Gerücht um Gerücht, Dementi gegen Dementi – wenn an diesem Montag die Vorstände von CDU und CSU tagen, ist die Stimmung mies

Horst Seehofers CSU fordert Angela Merkels Kopf. Nach einem Wochenende gegenseitiger Unterstellungen und Zurückweisungen ist das klarer denn je. Sollte der Innenminister nach der heutigen Vorstandssitzung im Alleingang Geflüchtete zurückweisen, wäre es das Ende der Koalition

Von Anja Maier

Hat er es gesagt oder nicht? Die Vehemenz, mit der über die Frage diskutiert wird, ob Horst Seehofer tatsächlich über Angela Merkel gesagt hat, er könne „mit der Frau nicht mehr arbeiten“, entspricht der Dramatik der Lage. Seit letzte Woche der Riss zwischen den Schwesterparteien CDU und CSU unübersehbar klafft, steht nicht weniger als die Zukunft der Koalition auf dem Spiel.

Seit der Bundesinnenminister angekündigt hat, notfalls in seiner Ressortzu­ständigkeit die Zurückweisung von schon einmal registrierten Flüchtlingen an der deutschen Grenze anzuordnen, ist offensichtlich, dass es seiner CSU um Angela Merkels Kopf geht. Die Kanzlerin, gegen deren Richtlinienkompetenz Seehofer damit verstoßen würde, müsste ihren Minister entlassen. Das wäre das Ende der Fraktionsgemeinschaft und wohl auch der Koalition.

Für diesen Montag sind in München und Berlin die Gremiensitzungen der beiden Parteien anberaumt. Im Konrad-Adenauer-Haus tagen ab 9 Uhr nacheinander CDU-Präsidium und -Vorstand. In der Münchner Zentrale beginnt die Vorstandssitzung gegen 10 Uhr. Für 14 Uhr ist dann die Presseunterrichtung durch Seehofer geplant, um kurz vor drei die von Merkel in Berlin. Es wird damit gerechnet, dass der CSU-Vorstand einstimmig den Alleingang des Bundesinnenministers in der Flüchtlingsfrage beschließt.

Merkel wollte sich am Sonntagabend noch einmal mit ihren engsten Vertrauten abstimmen. An dem Treffen sollten neben Generalsekretärin Annegret Kramp-Karrenbauer unter anderem die Ministerpräsidenten Volker Bouffier (Hessen), Armin Laschet (Nordrhein-Westfalen) und Daniel Günther (Schleswig-Holstein) teilnehmen.

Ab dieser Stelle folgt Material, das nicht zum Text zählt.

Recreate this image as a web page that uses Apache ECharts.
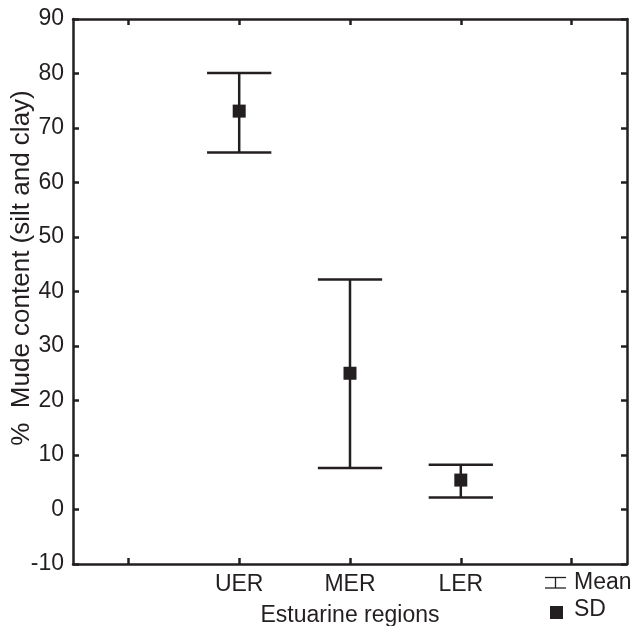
<!DOCTYPE html>
<html>
<head>
<meta charset="utf-8">
<script src="https://cdn.jsdelivr.net/npm/echarts@6/dist/echarts.min.js"></script>
<style>html,body{margin:0;padding:0;background:#fff}#c{width:631px;height:626px}</style>
</head>
<body>
<div id="c"></div>
<script>
var categories = ['', 'UER', 'MER', 'LER', ''];
var regions = ['UER', 'MER', 'LER'];
var meanValues = [73.1, 25.0, 5.4];
var upperValues = [80.1, 42.2, 8.2];
var lowerValues = [65.5, 7.6, 2.2];
var yTicks = { min: -10, max: 90, interval: 10 };

var ink = '#231f20';
var font = 'Liberation Sans, Arial, Helvetica, sans-serif';
var fs = 23;

var errData = regions.map(function (r, i) { return [r, lowerValues[i], upperValues[i]]; });
var meanData = regions.map(function (r, i) { return [r, meanValues[i]]; });

var chart = echarts.init(document.getElementById('c'));
function axisBase() {
  return {
    axisLine: { show: true, onZero: false, lineStyle: { color: ink, width: 2.5 } },
    axisTick: { show: true, inside: true, length: 6, lineStyle: { color: ink, width: 2.5 } },
    splitLine: { show: false },
    nameMoveOverlap: false
  };
}
function catAxis(pos, showLabel) {
  var a = axisBase();
  a.type = 'category';
  a.data = categories;
  a.position = pos;
  a.axisTick.alignWithLabel = true;
  a.axisTick.interval = 0;
  a.axisLabel = showLabel ? { color: ink, fontSize: fs, fontFamily: font, margin: 9, interval: 0 } : { show: false };
  if (showLabel) {
    a.name = 'Estuarine regions';
    a.nameLocation = 'middle';
    a.nameGap = 40;
    a.nameTextStyle = { color: ink, fontSize: fs, fontFamily: font };
  }
  return a;
}
function valAxis(pos, showLabel) {
  var a = axisBase();
  a.type = 'value';
  a.min = yTicks.min; a.max = yTicks.max; a.interval = yTicks.interval;
  a.position = pos;
  a.axisLabel = showLabel ? { color: ink, fontSize: fs, fontFamily: font, margin: 9 } : { show: false };
  if (showLabel) {
    a.name = '%  Mude content (silt and clay)';
    a.nameLocation = 'middle';
    a.nameGap = 38;
    a.nameTextStyle = { color: ink, fontSize: 26, fontFamily: font, padding: [0, 0, 0, 47] };
  }
  return a;
}
chart.setOption({
  animation: false,
  backgroundColor: '#fff',
  grid: { left: 73, right: 4, top: 19, bottom: 62, containLabel: false, outerBoundsMode: 'none' },
  xAxis: [catAxis('bottom', true), catAxis('top', false)],
  yAxis: [valAxis('left', true), valAxis('right', false)],
  series: [
    {
      name: 'Mean', type: 'custom', xAxisIndex: 0, yAxisIndex: 0,
      data: errData,
      encode: { x: 0, y: [1, 2] },
      renderItem: function (params, api) {
        var x = api.value(0);
        var pLo = api.coord([x, api.value(1)]);
        var pHi = api.coord([x, api.value(2)]);
        var half = api.size([1, 0])[0] * 0.29;
        var st = { stroke: ink, lineWidth: 2.5 };
        return {
          type: 'group',
          children: [
            { type: 'line', shape: { x1: pHi[0], y1: pHi[1], x2: pLo[0], y2: pLo[1] }, style: st },
            { type: 'line', shape: { x1: pHi[0] - half, y1: pHi[1], x2: pHi[0] + half, y2: pHi[1] }, style: st },
            { type: 'line', shape: { x1: pLo[0] - half, y1: pLo[1], x2: pLo[0] + half, y2: pLo[1] }, style: st }
          ]
        };
      },
      z: 2
    },
    {
      name: 'SD', type: 'scatter', xAxisIndex: 0, yAxisIndex: 0,
      data: meanData, symbol: 'rect', symbolSize: 13,
      itemStyle: { color: ink, opacity: 1 }, z: 3
    }
  ],
  graphic: [
    { type: 'line', shape: { x1: 545, y1: 577.5, x2: 566, y2: 577.5 }, style: { stroke: ink, lineWidth: 1.3 } },
    { type: 'line', shape: { x1: 545, y1: 588, x2: 566, y2: 588 }, style: { stroke: ink, lineWidth: 1.3 } },
    { type: 'line', shape: { x1: 555.5, y1: 577.5, x2: 555.5, y2: 588 }, style: { stroke: ink, lineWidth: 1.3 } },
    { type: 'text', left: 574, top: 571, style: { text: 'Mean', fill: ink, font: fs + 'px ' + font } },
    { type: 'rect', shape: { x: 550, y: 606, width: 13, height: 13 }, style: { fill: ink } },
    { type: 'text', left: 574, top: 598, style: { text: 'SD', fill: ink, font: fs + 'px ' + font } }
  ]
});
</script>
</body>
</html>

Dass die Runde zunächst gemeinsam das WM-Auftaktspiel der deutschen Fußballnationalmannschaft gegen Mexiko schauen wollte, darf getrost unter „Pokerface bewahren“ abgebucht werden.

Seit Tagen switchen zwischen Seehofers CSU und Merkels CDU die Emissäre hin und her. Die Nachrichtenlage ist entsprechend unübersichtlich. Mal heißt es, die Kanzlerin plane einen EU-Sondergipfel zur Flüchtlingspolitik Ende kommender Woche, was vom Bundespresseamt dementiert wird. Ein Kompromiss, bei dem Seehofer zwar den entsprechenden Erlass ergehen, aber erst nach dem EU-Gipfel Ende Juni in Kraft treten ließe, wird hingegen CSU-seitig dementiert. Dann wieder richtet Horst Seehofer seiner Kontrahentin via Frankfurter Allgemeine Zeitung aus, die Lage sei „ernst, aber bewältigbar“. Und, ach ja, Nägel mit Köpfen macht er auch noch, solange es geht.

Am Sonntag wurde bekannt, dass der neue Leiter der Bundesanstalt für Mi­gration und Flüchtlinge ein Ministerialrat aus dem bayerischen Innenministerium werden soll. Hans-Eckhard Sommer würde damit auf die von Seehofer gerade geschasste Bamf-Leiterin Jutta Cordt folgen.

Zu dem heftigen Streit in Berlin meldete sich am Sonntag auch Jean-Claude Juncker zu Wort. Der EU-Kommissionspräsident sagte der Stuttgarter Zeitung: „Wenn Politiker den Populisten nachlaufen, dann wird es am Ende so sein, dass die Menschen die Populisten wählen – und nicht die klassischen Parteien.“ Juncker will am Dienstag zu einem Treffen der deutschen Kanzlerin mit dem französischen Präsidenten Emmanuel Macron nach Meseberg bei Berlin kommen. Bei dem Treffen soll der EU-Gipfel zur Asylpolitik und zur Reform am 28. und 29. Juni vorbereitet werden. Juncker mahnte, Europa müsse der Kontinent bleiben, „der denjenigen Schutz gewährt, die vor politischer Verfolgung, Gewalt oder Erniedrigung fliehen“.